Money Analysed

Growth Stability and Hedge: Investing in Farmland’s Potential

Investing in Farmland: Strategies, Options and Benefits

The world’s population is growing at an unprecedented rate, and this has put pressure on the global food supply. As a result, the importance of farmland has significantly increased, and investing in it has become an attractive option for many investors.

Farmland investing can provide steady returns, long-term growth potential, and can act as a hedge against volatility and inflation. This article will examine the different options, strategies, and benefits of investing in farmland.

Definition of Farmland Investing

Farmland investing entails purchasing or leasing land used for agriculture with the goal of making a profit. Investors can profit from farmland investing through appreciation in land value, rent from tenants, crop revenue, and livestock revenue.

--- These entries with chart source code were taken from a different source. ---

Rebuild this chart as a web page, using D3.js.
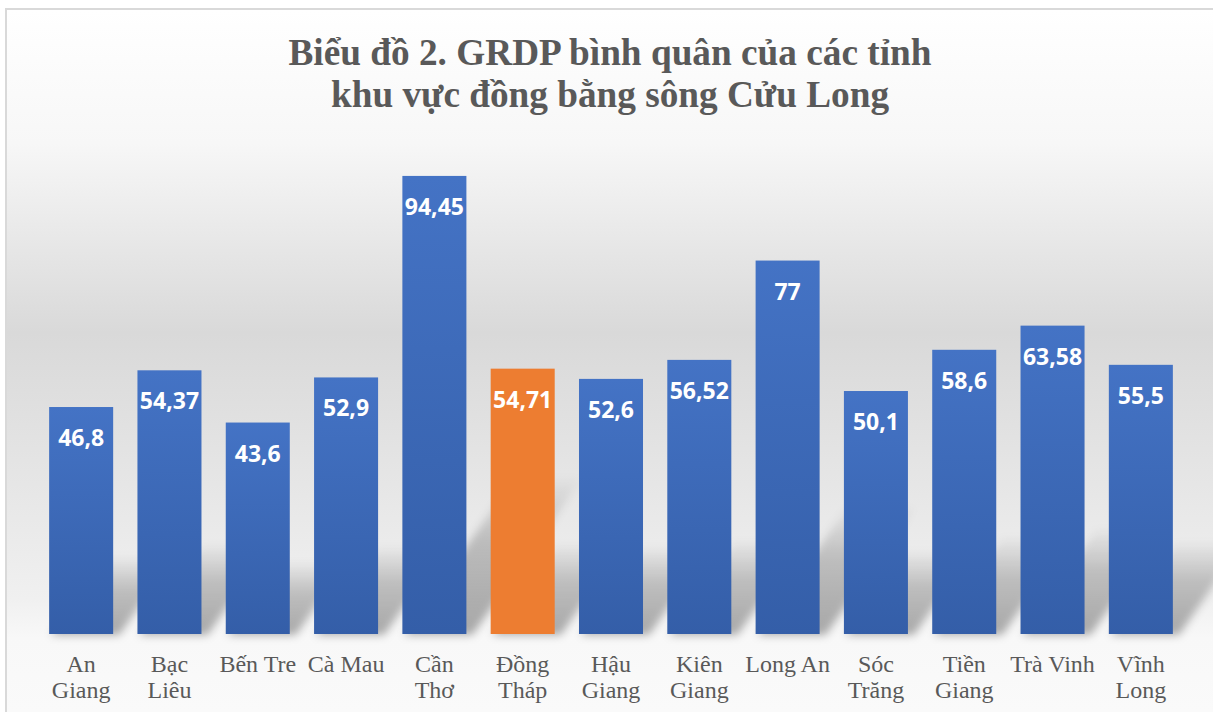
<!DOCTYPE html>
<html>
<head>
<meta charset="utf-8">
<script src="https://cdn.jsdelivr.net/npm/d3@7"></script>
<style>
  html, body { margin: 0; padding: 0; background: #fff; }
  svg { display: block; }
</style>
</head>
<body>
<svg id="chart" width="1213" height="712"></svg>
<script>
// data
const provinces = [
  "An\nGiang", "Bạc\nLiêu", "Bến Tre", "Cà Mau", "Cần\nThơ", "Đồng\nTháp",
  "Hậu\nGiang", "Kiên\nGiang", "Long An", "Sóc\nTrăng", "Tiền\nGiang",
  "Trà Vinh", "Vĩnh\nLong"
];
const grdp = [46.8, 54.37, 43.6, 52.9, 94.45, 54.71, 52.6, 56.52, 77, 50.1, 58.6, 63.58, 55.5];
const highlight = "Đồng\nTháp";
const titleLines = [
  "Biểu đồ 2. GRDP bình quân của các tỉnh",
  "khu vực đồng bằng sông Cửu Long"
];

const width = 1213;
const height = 712;
const svg = d3.select("#chart");
const defs = svg.append("defs");

// background gradient of the chart area
let bg = defs.append("linearGradient")
  .attr("id", "bg")
  .attr("gradientUnits", "userSpaceOnUse")
  .attr("x1", 0).attr("y1", 10).attr("x2", 0).attr("y2", height);
[
  [0, "#ffffff"], [0.19, "#f7f7f7"], [0.46, "#d9d9d9"],
  [0.84, "#f0f0f0"], [0.895, "#f8f8f8"], [1, "#fafafa"]
].forEach(([o, c]) => bg.append("stop").attr("offset", o).attr("stop-color", c));

let barGrad = defs.append("linearGradient")
  .attr("id", "barBlue")
  .attr("x1", 0).attr("y1", 0).attr("x2", 0).attr("y2", 1);
barGrad.append("stop").attr("offset", 0).attr("stop-color", "#4473c5");
barGrad.append("stop").attr("offset", 1).attr("stop-color", "#345ea8");

let shGrad = defs.append("linearGradient")
  .attr("id", "shade")
  .attr("x1", 0).attr("y1", 1).attr("x2", 0).attr("y2", 0);
shGrad.append("stop").attr("offset", 0).attr("stop-color", "#000").attr("stop-opacity", 0.32);
shGrad.append("stop").attr("offset", 0.6).attr("stop-color", "#000").attr("stop-opacity", 0.2);
shGrad.append("stop").attr("offset", 1).attr("stop-color", "#000").attr("stop-opacity", 0.02);

defs.append("filter")
  .attr("id", "blur")
  .attr("x", "-30%").attr("y", "-30%").attr("width", "160%").attr("height", "160%")
  .append("feGaussianBlur").attr("stdDeviation", 4);

// chart area with its thin border
svg.append("rect")
  .attr("x", 6).attr("y", 9)
  .attr("width", width + 10).attr("height", height + 10)
  .attr("fill", "url(#bg)")
  .attr("stroke", "#d9d9d9")
  .attr("stroke-width", 2);

const x = d3.scaleBand()
  .domain(provinces)
  .range([37, 1185])
  .paddingInner(0.275)
  .paddingOuter(0.1375);

const y = d3.scaleLinear()
  .domain([0, 100])
  .range([634, 149]);

const rows = provinces.map((p, i) => ({ name: p, value: grdp[i] }));

// perspective shadows behind bars
svg.append("g")
  .selectAll("polygon")
  .data(rows)
  .join("polygon")
  .attr("filter", "url(#blur)")
  .attr("fill", "url(#shade)")
  .attr("points", (d) => {
    let x0 = x(d.name) + 2;
    let x1 = x(d.name) + x.bandwidth() + 6;
    let base = y(0) + 1;
    let h = (y(0) - y(d.value)) * 0.34;
    let dx = h * 0.7;
    return [[x0, base], [x1, base], [x1 + dx, base - h], [x0 + dx, base - h]].join(" ");
  });

// bars
svg.append("g")
  .selectAll("rect")
  .data(rows)
  .join("rect")
  .attr("x", (d) => x(d.name))
  .attr("y", (d) => y(d.value))
  .attr("width", x.bandwidth())
  .attr("height", (d) => y(0) - y(d.value))
  .attr("fill", (d) => (d.name == highlight ? "#ed7d31" : "url(#barBlue)"));

// value labels inside the bars
svg.append("g")
  .selectAll("text")
  .data(rows)
  .join("text")
  .attr("x", (d) => x(d.name) + x.bandwidth() / 2)
  .attr("y", (d) => y(d.value) + 39)
  .attr("text-anchor", "middle")
  .attr("font-family", "'Noto Sans', sans-serif")
  .attr("font-weight", "bold")
  .attr("font-size", 23)
  .attr("fill", "#ffffff")
  .text((d) => String(d.value).replace(".", ","));

// category axis
let axis = svg.append("g")
  .attr("transform", `translate(0,${y(0)})`)
  .call(d3.axisBottom(x).tickSize(0).tickFormat(() => ""));
axis.select(".domain").remove();
axis.selectAll(".tick text").remove();
axis.selectAll(".tick")
  .append("text")
  .attr("text-anchor", "middle")
  .attr("font-family", "'Liberation Serif', 'Times New Roman', serif")
  .attr("font-size", 24)
  .attr("fill", "#595959")
  .each(function (d) {
    let t = d3.select(this);
    d.split("\n").forEach((line, i) => {
      t.append("tspan").attr("x", 0).attr("y", 38 + i * 26).text(line);
    });
  });

// title
svg.append("g")
  .selectAll("text")
  .data(titleLines)
  .join("text")
  .attr("x", 610)
  .attr("y", (d, i) => 65 + i * 42)
  .attr("text-anchor", "middle")
  .attr("font-family", "'Liberation Serif', 'Times New Roman', serif")
  .attr("font-weight", "bold")
  .attr("font-size", 37)
  .attr("fill", "#595959")
  .attr("textLength", (d, i) => (i == 0 ? 643 : 558))
  .attr("lengthAdjust", "spacingAndGlyphs")
  .text((d) => d);
</script>
</body>
</html>
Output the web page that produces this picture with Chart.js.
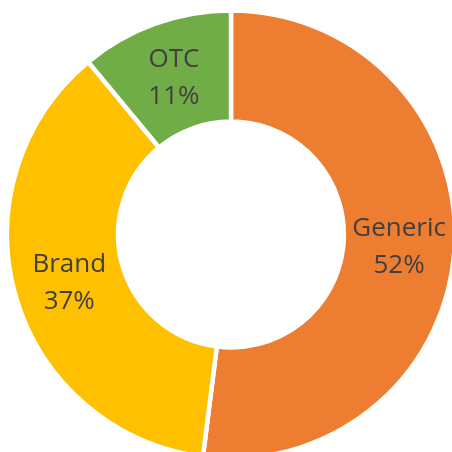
<!DOCTYPE html>
<html>
<head>
<meta charset="utf-8">
<script src="https://cdn.jsdelivr.net/npm/chart.js@4/dist/chart.umd.min.js"></script>
<style>
  html, body { margin: 0; padding: 0; background: #ffffff; }
  #wrap { position: relative; width: 452px; height: 452px; overflow: hidden; }
</style>
</head>
<body>
<div id="wrap"><canvas id="chart" width="452" height="452"></canvas></div>
<script>
  // Datos del gráfico.
  const categories = ['Generic', 'Brand', 'OTC'];
  const shares = [52, 37, 11];
  const sliceColors = ['#ED7D31', '#FFC000', '#70AD47'];

  // Etiquetas dentro de cada sector: nombre y porcentaje.
  const sliceLabels = {
    id: 'sliceLabels',
    afterDatasetsDraw: function (chart) {
      const ctx = chart.ctx;
      const meta = chart.getDatasetMeta(0);
      const total = shares.reduce(function (a, b) { return a + b; }, 0);
      ctx.save();
      ctx.fillStyle = '#404040';
      ctx.font = "26px 'Open Sans', sans-serif";
      ctx.textAlign = 'center';
      ctx.textBaseline = 'alphabetic';
      meta.data.forEach(function (arc, i) {
        const p = arc.getCenterPoint();
        const pct = Math.round(shares[i] / total * 100) + '%';
        ctx.fillText(categories[i], p.x, p.y - 9);
        ctx.fillText(pct, p.x, p.y + 28);
      });
      ctx.restore();
    }
  };

  new Chart(document.getElementById('chart').getContext('2d'), {
    type: 'doughnut',
    data: {
      labels: categories,
      datasets: [{
        data: shares,
        backgroundColor: sliceColors,
        borderColor: '#ffffff',
        borderWidth: 4.5,
        clip: false
      }]
    },
    options: {
      responsive: false,
      animation: false,
      radius: 224,
      cutout: '50.4%',
      rotation: 0,
      layout: { padding: { left: 10, top: 17, right: 0, bottom: 0 } },
      plugins: {
        legend: { display: false },
        tooltip: { enabled: false }
      }
    },
    plugins: [sliceLabels]
  });
</script>
</body>
</html>
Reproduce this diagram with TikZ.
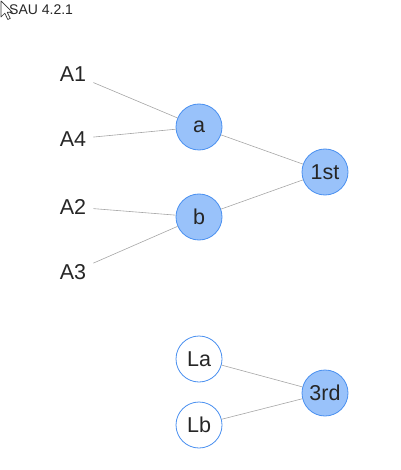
\documentclass[tikz,border=0pt]{standalone}
\usepackage{fontspec}
\setmainfont{Liberation Sans}
\begin{document}
\begin{tikzpicture}[x=1pt,y=-1pt,
  every node/.style={font=\fontsize{21.5}{24}\selectfont, text=black!85},
  vert/.style={circle, minimum size=46pt, inner sep=0pt, draw={rgb,255:red,74;green,144;blue,240}, line width=0.8pt},
  filled/.style={vert, fill={rgb,255:red,153;green,194;blue,250}},
  hollow/.style={vert, fill=white},
  leaf/.style={inner sep=7pt},
  edge/.style={draw=black!35, line width=0.6pt}]
\useasboundingbox (0,0) rectangle (400,470);

% pointer icon and caption
\draw[fill=white, draw=black!80, line width=0.7pt, line join=round]
  (1,1) -- (1,17) -- (4.8,13.2) -- (7.8,19.5) -- (10.2,18.4) -- (7.3,12.3) -- (12.5,12.3) -- cycle;
\node[anchor=west, inner sep=0pt, font=\fontsize{14}{16}\selectfont] (cap) at (9,10) {SAU 4.2.1};

% leaves
\node[leaf] (A1) at (73,74) {A1};
\node[leaf] (A4) at (73,139) {A4};
\node[leaf] (A2) at (73,207) {A2};
\node[leaf] (A3) at (73,272) {A3};

% tree nodes
\node[filled] (a) at (199,127) {a};
\node[filled] (b) at (199,217) {b};
\node[filled] (first) at (325,172) {1st};
\node[hollow] (La) at (199,359) {La};
\node[hollow] (Lb) at (199,425) {Lb};
\node[filled] (third) at (325,393) {3rd};

% connectors
\draw[edge] (A1) -- (a);
\draw[edge] (A4) -- (a);
\draw[edge] (A2) -- (b);
\draw[edge] (A3) -- (b);
\draw[edge] (a) -- (first);
\draw[edge] (b) -- (first);
\draw[edge] (La) -- (third);
\draw[edge] (Lb) -- (third);
\end{tikzpicture}
\end{document}
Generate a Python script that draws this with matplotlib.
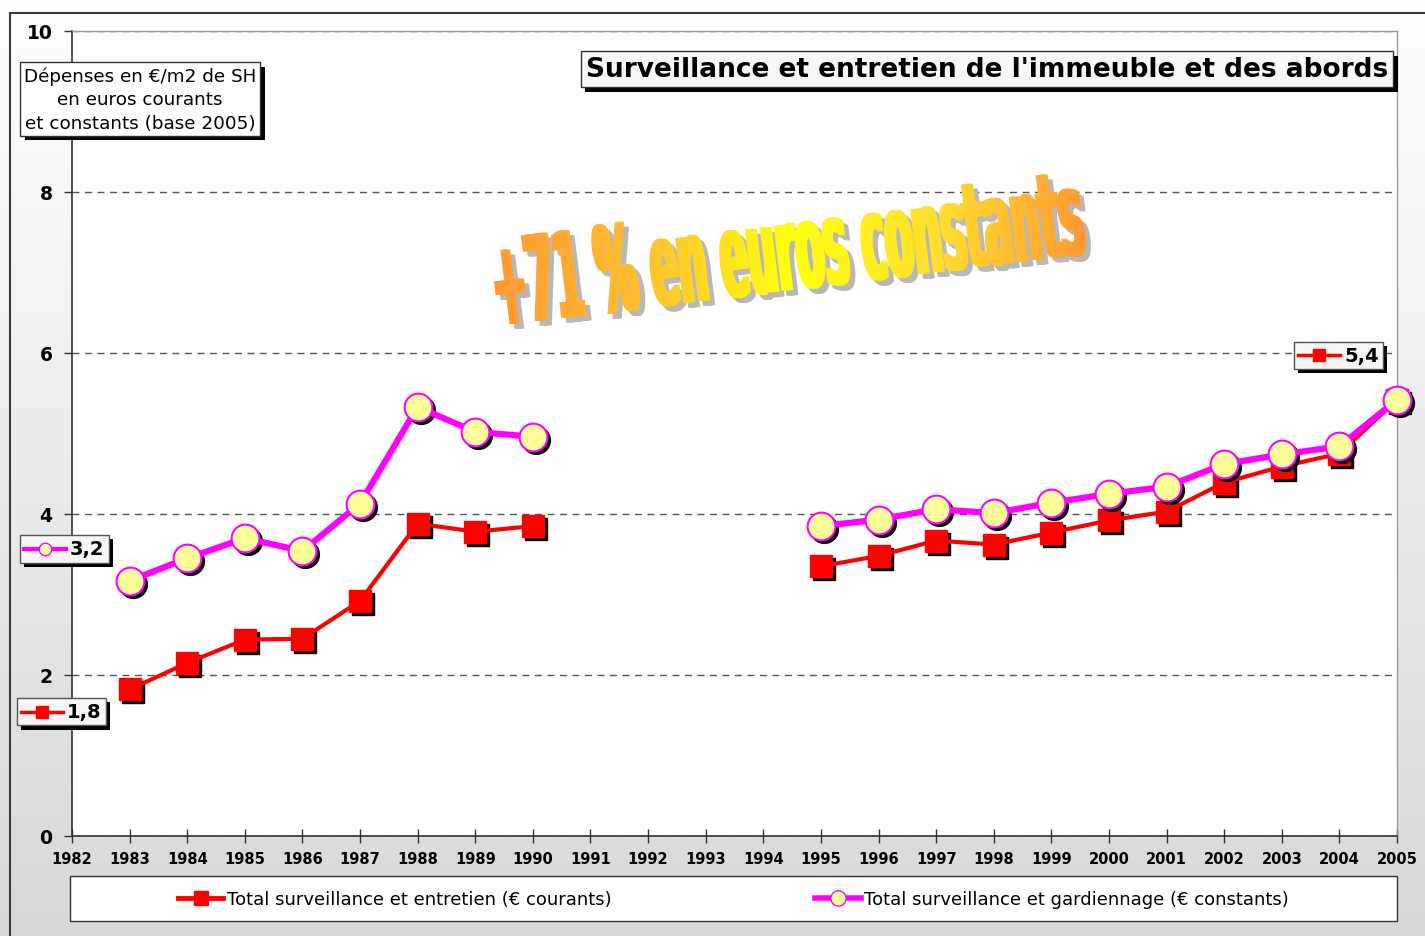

It’s essential to note that farmland investing is a long-term strategy; it’s unlikely to see immediate returns, and a significant upfront capital investment is required.

Strategies for Making Money from Farmland Investing

Land Value Appreciation: Farmland values are steadily increasing, and there is often a limited supply of land for sale, making it an attractive option for value appreciation. Savvy investors who invest in areas where demand is likely to increase (for example, due to an expanding urban population) may see significant returns in the long term.

Rent: Investors can lease land to tenants (usually farmers) in exchange for rent. The rental income can be a steady stream of passive income, providing investors with steady cash flows.

A sale-leaseback is an option where an investor buys farmland from a farmer and then leases it back to the farmer, allowing them to continue operating on the land while providing the investor with rental income. Revenue from Crops: Investors can earn revenue from the crops growing on their farmland.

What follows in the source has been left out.